When you are making a film, you expect to be transformed, to discover things, you want to “travel” on many levels. I lived in the south of Morocco where Saïd Aagli (the character with the green turban in MIMOSAS) lived. For me, during those years, Saïd was a kind of Dersu Uzala. We travelled quite a lot together.
Your film deals more with faith than religion ...
I belong to a generation that has no complexes about religious matters, we make a clear distinction between religion and religious institutions so, we do not have this need to differentiate between faith, religion and spirituality. And this also applies to artistic creation, which is a different kind of religious act. Whether directly or indirectly, the most important filmmakers of all times have made religious films, and I find it strange that today it is not so easy to make these films. We are living in complicated times where everybody avoids talking about tradition, even though avant-garde always did it. There is a lot of scepticism. To face this uncertainty I tried to venture into the essential, whether in the script or in the construction of the images. By doing so MIMOSAS became an open film that can speak to audiences from different cultures and ideologies. I think it is a positively non-territorialized film. That is why I say that MIMOSAS is a religious western – knowing that the etymological meaning of the word religion is “to rely”. It is a film of physical and metaphysical adventures. The caravan physically travels across the mountains, but the journey is an inner one as well.
What was your intention using those old taxis crossing the desert?
It is a very archetypal image, so talking about the intentions behind them would deny the power of images and cinema. An aphorism from Cioran accompanied me throughout the creation of MIMOSAS: “Between the demand to be clear, and the temptation to be obscure, impossible to decide which deserves more respect”. Of course we have the responsibility to be clear with the public but sometimes that responsibility must be taken through some obscurity and unconventionality that might amaze and move the spectator. I think the main question most filmmakers ask themselves, whether consciously or unconsciously, is “How to manifest the ineffable in cinema?” I believe that this can happen in, among others, the form of paradox. In the spiritual geometry of the images of the taxis in MIMOSAS lies the paradox I aimed for, where this faith is transmitted. I hope those images are an echo of something strange and distant.
Your film is primarily a tale, an epic story where your characters feel the faith and speak directly about it.

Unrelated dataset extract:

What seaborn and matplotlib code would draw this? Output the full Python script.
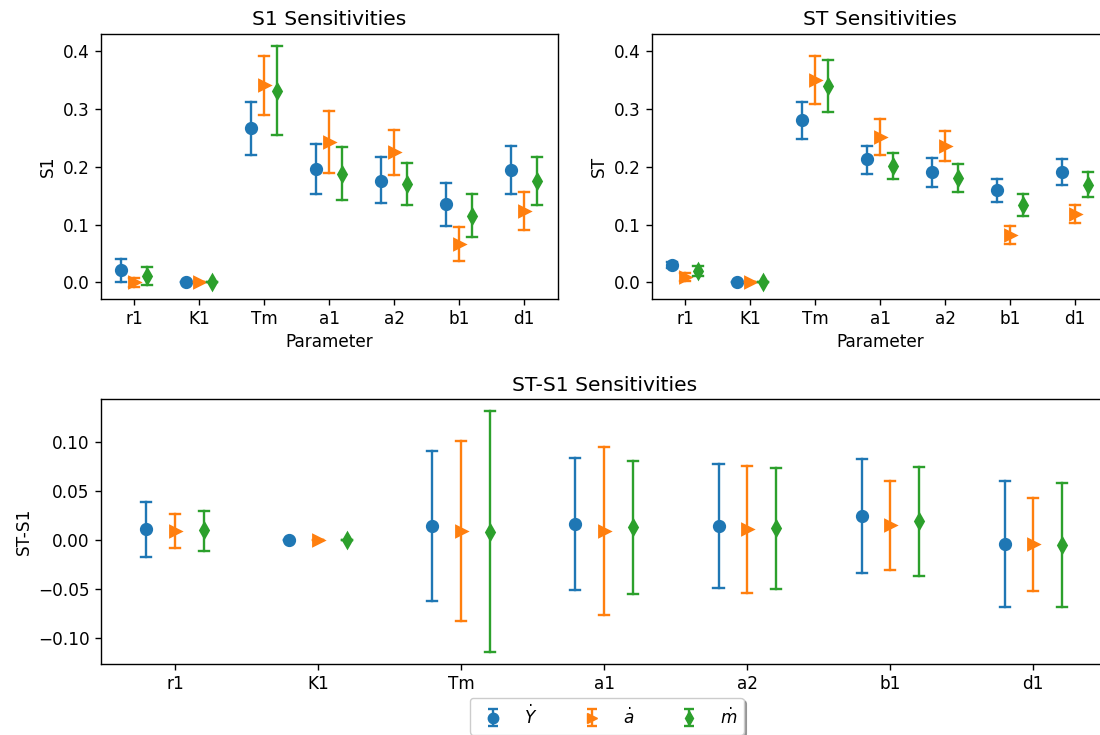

That is true. Shakib does it a lot. His condition as an “idiot” legitimates him in the eyes of the sceptics. “You must have faith”, he tells Ahmed when the caravan crosses the gorges of the Atlas mountains looking for a passageway. “If mules can’t make it through the path, then they will fly...”, he adds. For Shakib there is always a solution, even if mad or miraculous. The positive acceptance of problems is a form of faith. But even though his words speak about faith, it is rather his determination, his grace and innocence that transmit an idea, or a feeling of what faith is. The divine is manifested in the form of paradox, but it is mostly through love.